I'm fairly good at fixing my sister's Late 2006 MacBook if it breaks down, but this time is a bit odd.

She goes to college in the middle of nowhere, and there's no good Apple support place she can go to, and I kinda don't want to her to send her laptop to Apple because she does not have AppleCare.

It started a couple days ago, she plugged her MacBook in on her desk and went to class. That night, she needed to read some marketing material, and unplugged the laptop from the wall, laid down on her bed and started reading the material and all of a sudden, the computer shuts off.

She tried restarting it, got the the Apple Logo screen, then shuts off again.

I had her zap the PRAM, thinking it was a power distribution issue on the BIOS, but it won't turn on, period. I'm afraid that zapping the PRAM make the issue worse, but shouldn't have.

I can't think of anything else to do besides having her send it in to Apple.

Lastly, I was searching Apple Support Docs on the issue, and nothing I found to work, and they even suggested zapping the PRAM and PMU.

Could it be that the power supply shorted, or something that distributed power short/fry?

Any help would be great!
 
Remove all power which includes the battery and hold the power button for 10 seconds, reinstall battery and try again.

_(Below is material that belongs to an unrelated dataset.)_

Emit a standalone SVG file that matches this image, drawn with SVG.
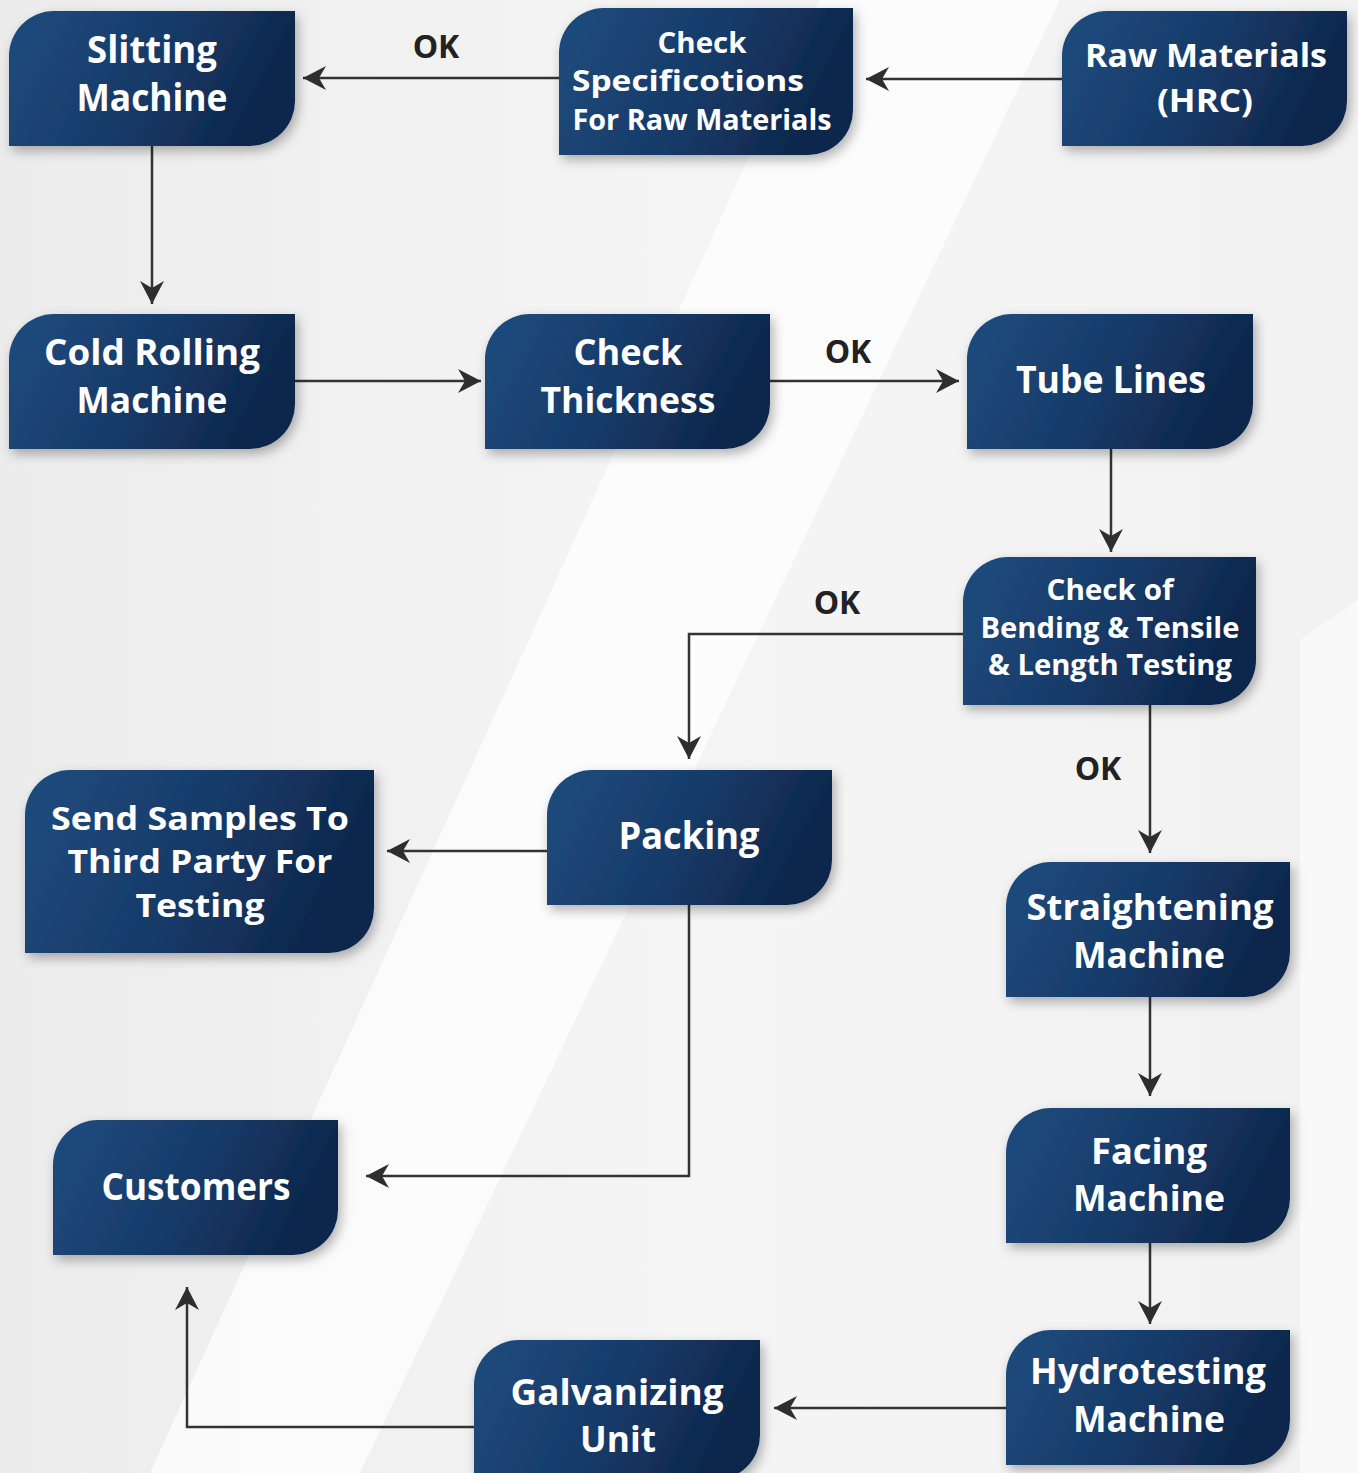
<svg xmlns="http://www.w3.org/2000/svg" width="1358" height="1473" viewBox="0 0 1358 1473">
<defs>
<linearGradient id="bg" x1="0" y1="0" x2="1" y2="0">
<stop offset="0" stop-color="#ececec"/>
<stop offset="0.5" stop-color="#f5f5f5"/>
<stop offset="1" stop-color="#f2f2f2"/>
</linearGradient>
<linearGradient id="nodeFill" x1="0" y1="0" x2="1" y2="0.25">
<stop offset="0" stop-color="#1f4c7e"/>
<stop offset="0.55" stop-color="#173b69"/>
<stop offset="1" stop-color="#0e264b"/>
</linearGradient>
<filter id="shadow" x="-20%" y="-20%" width="140%" height="150%">
<feDropShadow dx="3" dy="5" stdDeviation="6" flood-color="#000" flood-opacity="0.3"/>
</filter>
<marker id="arrow" markerUnits="userSpaceOnUse" markerWidth="26" markerHeight="26" viewBox="0 -13 24 26" refX="23" refY="0" orient="auto">
<path d="M0,-12 L23,0 L0,12 L7,0 Z" fill="#2e2e2e"/>
</marker>
</defs>
<style>
.node path{fill:url(#nodeFill);filter:url(#shadow)}
.node text{font-family:"Open Sans","Noto Sans",sans-serif;font-weight:700;fill:#ffffff;text-anchor:middle}
.conn{fill:none;stroke:#333333;stroke-width:2.5;marker-end:url(#arrow)}
.ok{font-family:"Open Sans","Noto Sans",sans-serif;font-weight:700;font-size:32px;fill:#222222;text-anchor:middle}
</style>
<rect width="1358" height="1473" fill="url(#bg)"/>
<polygon points="820,0 1060,0 360,1473 150,1473" fill="#ffffff" opacity="0.7"/>
<polygon points="1300,640 1358,600 1358,1473 1300,1473" fill="#f9f9f9"/>

<g id="connectors">
<line class="conn" x1="1062" y1="79" x2="866" y2="79"/>
<line class="conn" x1="559" y1="78" x2="303" y2="78"/>
<line class="conn" x1="152" y1="146" x2="152" y2="304"/>
<line class="conn" x1="295" y1="381" x2="481" y2="381"/>
<line class="conn" x1="770" y1="381" x2="959" y2="381"/>
<line class="conn" x1="1111" y1="449" x2="1111" y2="552"/>
<polyline class="conn" points="963,634 689,634 689,759"/>
<line class="conn" x1="1150" y1="705" x2="1150" y2="853"/>
<line class="conn" x1="547" y1="851" x2="387" y2="851"/>
<polyline class="conn" points="689,905 689,1176 366,1176"/>
<line class="conn" x1="1150" y1="997" x2="1150" y2="1096"/>
<line class="conn" x1="1150" y1="1243" x2="1150" y2="1324"/>
<line class="conn" x1="1006" y1="1408" x2="774" y2="1408"/>
<polyline class="conn" points="474,1427 187,1427 187,1287"/>
<text class="ok" x="436" y="58">OK</text>
<text class="ok" x="848" y="363">OK</text>
<text class="ok" x="837" y="614">OK</text>
<text class="ok" x="1098" y="780">OK</text>
</g>

<g id="slitting" class="node">
<path d="M54,11 H295 V101 A45,45 0 0 1 250,146 H9 V56 A45,45 0 0 1 54,11 Z"/>
<text x="152" y="63" font-size="38" textLength="130" lengthAdjust="spacingAndGlyphs">Slitting</text>
<text x="152" y="111" font-size="38" textLength="151" lengthAdjust="spacingAndGlyphs">Machine</text>
</g>
<g id="check-spec" class="node">
<path d="M604,8 H853 V110 A45,45 0 0 1 808,155 H559 V53 A45,45 0 0 1 604,8 Z"/>
<text x="702" y="53" font-size="29" textLength="89" lengthAdjust="spacingAndGlyphs">Check</text>
<text x="688" y="91" font-size="29" textLength="232" lengthAdjust="spacingAndGlyphs">Specificotions</text>
<text x="702" y="130" font-size="29" textLength="259" lengthAdjust="spacingAndGlyphs">For Raw Materials</text>
</g>
<g id="raw-materials" class="node">
<path d="M1107,11 H1347 V101 A45,45 0 0 1 1302,146 H1062 V56 A45,45 0 0 1 1107,11 Z"/>
<text x="1206" y="67" font-size="33" textLength="242" lengthAdjust="spacingAndGlyphs">Raw Materials</text>
<text x="1205" y="112" font-size="33" textLength="96" lengthAdjust="spacingAndGlyphs">(HRC)</text>
</g>
<g id="cold-rolling" class="node">
<path d="M54,314 H295 V404 A45,45 0 0 1 250,449 H9 V359 A45,45 0 0 1 54,314 Z"/>
<text x="152" y="365" font-size="36" textLength="216" lengthAdjust="spacingAndGlyphs">Cold Rolling</text>
<text x="152" y="413" font-size="36" textLength="151" lengthAdjust="spacingAndGlyphs">Machine</text>
</g>
<g id="check-thickness" class="node">
<path d="M530,314 H770 V404 A45,45 0 0 1 725,449 H485 V359 A45,45 0 0 1 530,314 Z"/>
<text x="628" y="365" font-size="36" textLength="109" lengthAdjust="spacingAndGlyphs">Check</text>
<text x="628" y="413" font-size="36" textLength="175" lengthAdjust="spacingAndGlyphs">Thickness</text>
</g>
<g id="tube-lines" class="node">
<path d="M1012,314 H1253 V404 A45,45 0 0 1 1208,449 H967 V359 A45,45 0 0 1 1012,314 Z"/>
<text x="1111" y="393" font-size="38" textLength="190" lengthAdjust="spacingAndGlyphs">Tube Lines</text>
</g>
<g id="check-bending" class="node">
<path d="M1008,557 H1256 V660 A45,45 0 0 1 1211,705 H963 V602 A45,45 0 0 1 1008,557 Z"/>
<text x="1110" y="600" font-size="28" textLength="127" lengthAdjust="spacingAndGlyphs">Check of</text>
<text x="1110" y="638" font-size="28" textLength="259" lengthAdjust="spacingAndGlyphs">Bending &amp; Tensile</text>
<text x="1110" y="675" font-size="28" textLength="244" lengthAdjust="spacingAndGlyphs">&amp; Length Testing</text>
</g>
<g id="packing" class="node">
<path d="M592,770 H832 V860 A45,45 0 0 1 787,905 H547 V815 A45,45 0 0 1 592,770 Z"/>
<text x="689" y="849" font-size="38" textLength="141" lengthAdjust="spacingAndGlyphs">Packing</text>
</g>
<g id="send-samples" class="node">
<path d="M70,770 H374 V908 A45,45 0 0 1 329,953 H25 V815 A45,45 0 0 1 70,770 Z"/>
<text x="200" y="830" font-size="32" textLength="298" lengthAdjust="spacingAndGlyphs">Send Samples To</text>
<text x="200" y="873" font-size="32" textLength="265" lengthAdjust="spacingAndGlyphs">Third Party For</text>
<text x="200" y="917" font-size="32" textLength="129" lengthAdjust="spacingAndGlyphs">Testing</text>
</g>
<g id="straightening" class="node">
<path d="M1051,862 H1290 V952 A45,45 0 0 1 1245,997 H1006 V907 A45,45 0 0 1 1051,862 Z"/>
<text x="1150" y="920" font-size="36" textLength="247" lengthAdjust="spacingAndGlyphs">Straightening</text>
<text x="1149" y="968" font-size="36" textLength="152" lengthAdjust="spacingAndGlyphs">Machine</text>
</g>
<g id="facing" class="node">
<path d="M1051,1108 H1290 V1198 A45,45 0 0 1 1245,1243 H1006 V1153 A45,45 0 0 1 1051,1108 Z"/>
<text x="1149" y="1164" font-size="36" textLength="116" lengthAdjust="spacingAndGlyphs">Facing</text>
<text x="1149" y="1211" font-size="36" textLength="152" lengthAdjust="spacingAndGlyphs">Machine</text>
</g>
<g id="hydrotesting" class="node">
<path d="M1051,1330 H1290 V1420 A45,45 0 0 1 1245,1465 H1006 V1375 A45,45 0 0 1 1051,1330 Z"/>
<text x="1148" y="1384" font-size="36" textLength="236" lengthAdjust="spacingAndGlyphs">Hydrotesting</text>
<text x="1149" y="1432" font-size="36" textLength="152" lengthAdjust="spacingAndGlyphs">Machine</text>
</g>
<g id="customers" class="node">
<path d="M98,1120 H338 V1210 A45,45 0 0 1 293,1255 H53 V1165 A45,45 0 0 1 98,1120 Z"/>
<text x="196" y="1200" font-size="38" textLength="189" lengthAdjust="spacingAndGlyphs">Customers</text>
</g>
<g id="galvanizing" class="node">
<path d="M519,1340 H760 V1435 A45,45 0 0 1 715,1480 H474 V1385 A45,45 0 0 1 519,1340 Z"/>
<text x="617" y="1405" font-size="36" textLength="213" lengthAdjust="spacingAndGlyphs">Galvanizing</text>
<text x="618" y="1452" font-size="36" textLength="76" lengthAdjust="spacingAndGlyphs">Unit</text>
</g>
</svg>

If that does not resolve the issue it could be related to a few things, main logic board, DC-in board or battery connector/sleep switch. The top case also could be shorting something out. I would remove the top case http://www.ifixit.com/Guide/Mac/MacBook-Core-Duo/86, jam a screw driver in the connector where the top case plugs in with the computer plugged in. Use one big enough to fit in the port and touch most of the pins at the same time (T8 size works best). This will jump the pins that are related to the power button and I promise you, if you do it right it will turn on and will not fry anything. If it boots normally, your top case is bad. Again, this part is the least likely culprit.
 
I would not disassemble the computer unless you have no other option. It's something to be done when you know what the problem is and want to repair it, not for diagnosis. Sorry to be so blunt, but that's terrible advice.